== Source records
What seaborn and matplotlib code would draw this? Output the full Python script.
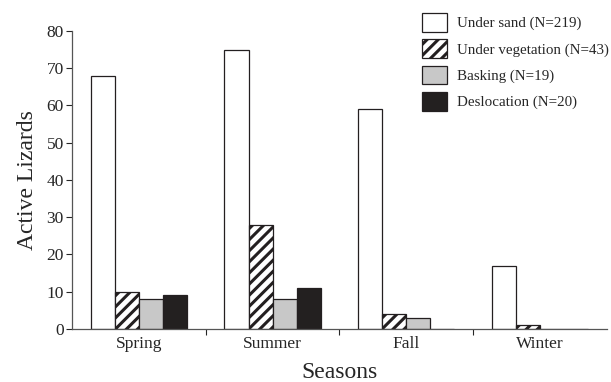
import pandas as pd
import matplotlib.pyplot as plt
import seaborn as sns

# Dados
seasons = ["Spring", "Summer", "Fall", "Winter"]
categories = ["Under sand (N=219)", "Under vegetation (N=43)", "Basking (N=19)", "Deslocation (N=20)"]
under_sand = [68, 75, 59, 17]
under_veg = [10, 28, 4, 1]
basking = [8, 8, 3, 0]
deslocation = [9, 11, 0, 0]

rows = []
for cat, vals in zip(categories, [under_sand, under_veg, basking, deslocation]):
    for s, v in zip(seasons, vals):
        rows.append({"Season": s, "Category": cat, "Value": v})
df = pd.DataFrame(rows)

sns.set_style("white")
plt.rcParams["font.family"] = ["Liberation Serif", "DejaVu Serif"]
plt.rcParams["hatch.linewidth"] = 2.2

fig = plt.figure(figsize=(6.11, 3.82), dpi=100)
ax = fig.add_axes([0.118, 0.139, 0.875, 0.78])

colors = ["white", "white", "#c8c8c8", "#231f20"]
sns.barplot(data=df, x="Season", y="Value", hue="Category", hue_order=categories,
            palette=colors, width=0.72, edgecolor="#231f20", linewidth=0.9,
            ax=ax, legend=True)

# Hachura para "Under vegetation"
for bar in ax.containers[1]:
    bar.set_hatch("///")

ax.set_ylim(0, 80)
ax.set_xlim(-0.5, 3.5)
ax.set_yticks(range(0, 81, 10))
ax.set_xlabel("Seasons", fontsize=17, labelpad=7)
ax.set_ylabel("Active Lizards", fontsize=17, labelpad=6)
ax.tick_params(axis="y", labelsize=12.5, length=4, width=0.8, direction="out", left=True, pad=2)
ax.tick_params(axis="x", labelsize=12.5, length=0, pad=5)
ax.set_xticks([0.5, 1.5, 2.5], minor=True)
ax.tick_params(axis="x", which="minor", length=4, width=0.8, direction="out", bottom=True)

for side in ["top", "right"]:
    ax.spines[side].set_visible(False)
for side in ["left", "bottom"]:
    ax.spines[side].set_color("#555555")
    ax.spines[side].set_linewidth(0.9)

handles, labels = ax.get_legend_handles_labels()
for h in handles:
    h.set_edgecolor("#231f20")
handles[1].set_hatch("///")
ax.legend(handles, labels, loc="upper left", bbox_to_anchor=(0.691, 0.966),
          bbox_transform=fig.transFigure, frameon=False, fontsize=10.8,
          borderpad=0, borderaxespad=0,
          handlelength=1.64, handleheight=1.55, labelspacing=0.5, handletextpad=0.65)

fig.savefig("out.png", dpi=100)
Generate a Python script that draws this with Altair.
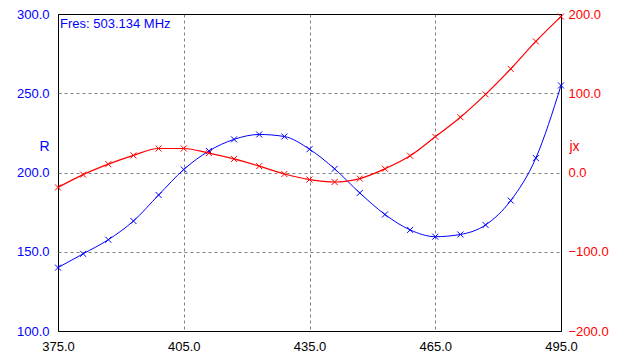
import altair as alt
import pandas as pd

freq = [375, 381, 387, 393, 399, 405, 411, 417, 423, 429, 435,
        441, 447, 453, 459, 465, 471, 477, 483, 489, 495]
r_vals = [140.0, 148.7, 157.6, 169.4, 185.8, 201.9, 213.6, 220.9, 224.0, 222.7, 214.7,
          202.3, 187.1, 173.5, 163.8, 159.5, 160.9, 166.9, 182.3, 209.1, 254.9]
jx_vals = [-18.8, -2.7, 10.5, 21.6, 30.3, 30.3, 24.5, 17.1, 8.0, -1.9, -8.9,
           -12.0, -7.7, 4.7, 21.1, 45.1, 69.8, 98.6, 130.8, 165.4, 196.7]
x_ticks = [375, 405, 435, 465, 495]
r_ticks = [100, 150, 200, 250, 300]
jx_ticks = [-200, -100, 0, 100, 200]
note = "Fres: 503.134 MHz"

df = pd.DataFrame({"freq": freq, "R": r_vals, "jx": jx_vals})

FONT = "Liberation Sans"
BLUE = "#0000FF"
RED = "#FF0000"
XSHAPE = "M-1,-1L1,1M-1,1L1,-1"


def edge_color(lo, hi):
    return {"condition": {"test": f"datum.value == {lo} || datum.value == {hi}",
                          "value": "black"}, "value": "#808080"}


def edge_dash(lo, hi):
    return {"condition": {"test": f"datum.value == {lo} || datum.value == {hi}",
                          "value": [1, 0]}, "value": [3, 3]}


xenc = alt.X("freq:Q",
             scale=alt.Scale(domain=[375, 495], nice=False, zero=False),
             axis=alt.Axis(values=x_ticks, format=".1f", title=None,
                           domain=False, ticks=False, tickSize=0,
                           labelPadding=9, labelColor="black", labelFont=FONT,
                           labelFontSize=13, grid=True,
                           gridColor=edge_color(375, 495),
                           gridDash=edge_dash(375, 495), gridOpacity=1,
                           labelFlush=False))

yR = alt.Y("R:Q",
           scale=alt.Scale(domain=[100, 300], nice=False, zero=False),
           axis=alt.Axis(values=r_ticks, format=".1f", title="R", orient="left",
                         domain=False, ticks=False, tickSize=0,
                         labelPadding=9, labelColor=BLUE, labelFont=FONT,
                         labelFontSize=13, grid=True,
                         gridColor=edge_color(100, 300),
                         gridDash=edge_dash(100, 300), gridOpacity=1,
                         labelFlush=False,
                         titleAngle=0, titleX=-9, titleY=132, titleAlign="right",
                         titleBaseline="middle", titleColor=BLUE, titleFont=FONT,
                         titleFontSize=14, titleFontWeight="normal"))

yJ = alt.Y("jx:Q",
           scale=alt.Scale(domain=[-200, 200], nice=False, zero=False),
           axis=alt.Axis(values=jx_ticks, format=".1f", title="jx", orient="right",
                         domain=False, ticks=False, tickSize=0,
                         labelPadding=7, labelColor=RED, labelFont=FONT,
                         labelFontSize=13, grid=False, labelFlush=False,
                         titleAngle=0, titleX=8, titleY=132, titleAlign="left",
                         titleBaseline="middle", titleColor=RED, titleFont=FONT,
                         titleFontSize=14, titleFontWeight="normal"))

base = alt.Chart(df)

r_layer = alt.layer(
    base.mark_line(color=BLUE, strokeWidth=1, interpolate="monotone").encode(x=xenc, y=yR),
    base.mark_point(shape=XSHAPE, size=36, filled=False, color=BLUE, strokeWidth=1,
                    opacity=1).encode(x=xenc, y=yR),
    base.mark_text(text=note, align="left", baseline="middle", color=BLUE, font=FONT,
                   fontSize=13).encode(x=alt.value(2), y=alt.value(10)).transform_filter(
        alt.datum.freq == 375),
)

j_layer = alt.layer(
    base.mark_line(color=RED, strokeWidth=1.2, interpolate="monotone").encode(x=xenc, y=yJ),
    base.mark_point(shape=XSHAPE, size=36, filled=False, color=RED, strokeWidth=1,
                    opacity=1).encode(x=xenc, y=yJ),
)

chart = alt.layer(r_layer, j_layer).resolve_scale(y="independent").properties(
    width=503, height=317,
    autosize=alt.AutoSizeParams(type="none"),
    padding={"left": 50, "top": 6, "right": 54, "bottom": 23},
    background="white",
).configure_view(stroke="black", strokeWidth=1)

chart.save("out.html", embed_options={"renderer": "svg", "actions": False})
====
Write the records out once more, exactly as they appear, with no pictures.

What seaborn and matplotlib code would draw this? Output the full Python script.
import pandas as pd
import matplotlib.pyplot as plt
import seaborn as sns

# Dados
seasons = ["Spring", "Summer", "Fall", "Winter"]
categories = ["Under sand (N=219)", "Under vegetation (N=43)", "Basking (N=19)", "Deslocation (N=20)"]
under_sand = [68, 75, 59, 17]
under_veg = [10, 28, 4, 1]
basking = [8, 8, 3, 0]
deslocation = [9, 11, 0, 0]

rows = []
for cat, vals in zip(categories, [under_sand, under_veg, basking, deslocation]):
    for s, v in zip(seasons, vals):
        rows.append({"Season": s, "Category": cat, "Value": v})
df = pd.DataFrame(rows)

sns.set_style("white")
plt.rcParams["font.family"] = ["Liberation Serif", "DejaVu Serif"]
plt.rcParams["hatch.linewidth"] = 2.2

fig = plt.figure(figsize=(6.11, 3.82), dpi=100)
ax = fig.add_axes([0.118, 0.139, 0.875, 0.78])

colors = ["white", "white", "#c8c8c8", "#231f20"]
sns.barplot(data=df, x="Season", y="Value", hue="Category", hue_order=categories,
            palette=colors, width=0.72, edgecolor="#231f20", linewidth=0.9,
            ax=ax, legend=True)

# Hachura para "Under vegetation"
for bar in ax.containers[1]:
    bar.set_hatch("///")

ax.set_ylim(0, 80)
ax.set_xlim(-0.5, 3.5)
ax.set_yticks(range(0, 81, 10))
ax.set_xlabel("Seasons", fontsize=17, labelpad=7)
ax.set_ylabel("Active Lizards", fontsize=17, labelpad=6)
ax.tick_params(axis="y", labelsize=12.5, length=4, width=0.8, direction="out", left=True, pad=2)
ax.tick_params(axis="x", labelsize=12.5, length=0, pad=5)
ax.set_xticks([0.5, 1.5, 2.5], minor=True)
ax.tick_params(axis="x", which="minor", length=4, width=0.8, direction="out", bottom=True)

for side in ["top", "right"]:
    ax.spines[side].set_visible(False)
for side in ["left", "bottom"]:
    ax.spines[side].set_color("#555555")
    ax.spines[side].set_linewidth(0.9)

handles, labels = ax.get_legend_handles_labels()
for h in handles:
    h.set_edgecolor("#231f20")
handles[1].set_hatch("///")
ax.legend(handles, labels, loc="upper left", bbox_to_anchor=(0.691, 0.966),
          bbox_transform=fig.transFigure, frameon=False, fontsize=10.8,
          borderpad=0, borderaxespad=0,
          handlelength=1.64, handleheight=1.55, labelspacing=0.5, handletextpad=0.65)

fig.savefig("out.png", dpi=100)
Generate a Python script that draws this with Altair.
import altair as alt
import pandas as pd

freq = [375, 381, 387, 393, 399, 405, 411, 417, 423, 429, 435,
        441, 447, 453, 459, 465, 471, 477, 483, 489, 495]
r_vals = [140.0, 148.7, 157.6, 169.4, 185.8, 201.9, 213.6, 220.9, 224.0, 222.7, 214.7,
          202.3, 187.1, 173.5, 163.8, 159.5, 160.9, 166.9, 182.3, 209.1, 254.9]
jx_vals = [-18.8, -2.7, 10.5, 21.6, 30.3, 30.3, 24.5, 17.1, 8.0, -1.9, -8.9,
           -12.0, -7.7, 4.7, 21.1, 45.1, 69.8, 98.6, 130.8, 165.4, 196.7]
x_ticks = [375, 405, 435, 465, 495]
r_ticks = [100, 150, 200, 250, 300]
jx_ticks = [-200, -100, 0, 100, 200]
note = "Fres: 503.134 MHz"

df = pd.DataFrame({"freq": freq, "R": r_vals, "jx": jx_vals})

FONT = "Liberation Sans"
BLUE = "#0000FF"
RED = "#FF0000"
XSHAPE = "M-1,-1L1,1M-1,1L1,-1"


def edge_color(lo, hi):
    return {"condition": {"test": f"datum.value == {lo} || datum.value == {hi}",
                          "value": "black"}, "value": "#808080"}


def edge_dash(lo, hi):
    return {"condition": {"test": f"datum.value == {lo} || datum.value == {hi}",
                          "value": [1, 0]}, "value": [3, 3]}


xenc = alt.X("freq:Q",
             scale=alt.Scale(domain=[375, 495], nice=False, zero=False),
             axis=alt.Axis(values=x_ticks, format=".1f", title=None,
                           domain=False, ticks=False, tickSize=0,
                           labelPadding=9, labelColor="black", labelFont=FONT,
                           labelFontSize=13, grid=True,
                           gridColor=edge_color(375, 495),
                           gridDash=edge_dash(375, 495), gridOpacity=1,
                           labelFlush=False))

yR = alt.Y("R:Q",
           scale=alt.Scale(domain=[100, 300], nice=False, zero=False),
           axis=alt.Axis(values=r_ticks, format=".1f", title="R", orient="left",
                         domain=False, ticks=False, tickSize=0,
                         labelPadding=9, labelColor=BLUE, labelFont=FONT,
                         labelFontSize=13, grid=True,
                         gridColor=edge_color(100, 300),
                         gridDash=edge_dash(100, 300), gridOpacity=1,
                         labelFlush=False,
                         titleAngle=0, titleX=-9, titleY=132, titleAlign="right",
                         titleBaseline="middle", titleColor=BLUE, titleFont=FONT,
                         titleFontSize=14, titleFontWeight="normal"))

yJ = alt.Y("jx:Q",
           scale=alt.Scale(domain=[-200, 200], nice=False, zero=False),
           axis=alt.Axis(values=jx_ticks, format=".1f", title="jx", orient="right",
                         domain=False, ticks=False, tickSize=0,
                         labelPadding=7, labelColor=RED, labelFont=FONT,
                         labelFontSize=13, grid=False, labelFlush=False,
                         titleAngle=0, titleX=8, titleY=132, titleAlign="left",
                         titleBaseline="middle", titleColor=RED, titleFont=FONT,
                         titleFontSize=14, titleFontWeight="normal"))

base = alt.Chart(df)

r_layer = alt.layer(
    base.mark_line(color=BLUE, strokeWidth=1, interpolate="monotone").encode(x=xenc, y=yR),
    base.mark_point(shape=XSHAPE, size=36, filled=False, color=BLUE, strokeWidth=1,
                    opacity=1).encode(x=xenc, y=yR),
    base.mark_text(text=note, align="left", baseline="middle", color=BLUE, font=FONT,
                   fontSize=13).encode(x=alt.value(2), y=alt.value(10)).transform_filter(
        alt.datum.freq == 375),
)

j_layer = alt.layer(
    base.mark_line(color=RED, strokeWidth=1.2, interpolate="monotone").encode(x=xenc, y=yJ),
    base.mark_point(shape=XSHAPE, size=36, filled=False, color=RED, strokeWidth=1,
                    opacity=1).encode(x=xenc, y=yJ),
)

chart = alt.layer(r_layer, j_layer).resolve_scale(y="independent").properties(
    width=503, height=317,
    autosize=alt.AutoSizeParams(type="none"),
    padding={"left": 50, "top": 6, "right": 54, "bottom": 23},
    background="white",
).configure_view(stroke="black", strokeWidth=1)

chart.save("out.html", embed_options={"renderer": "svg", "actions": False})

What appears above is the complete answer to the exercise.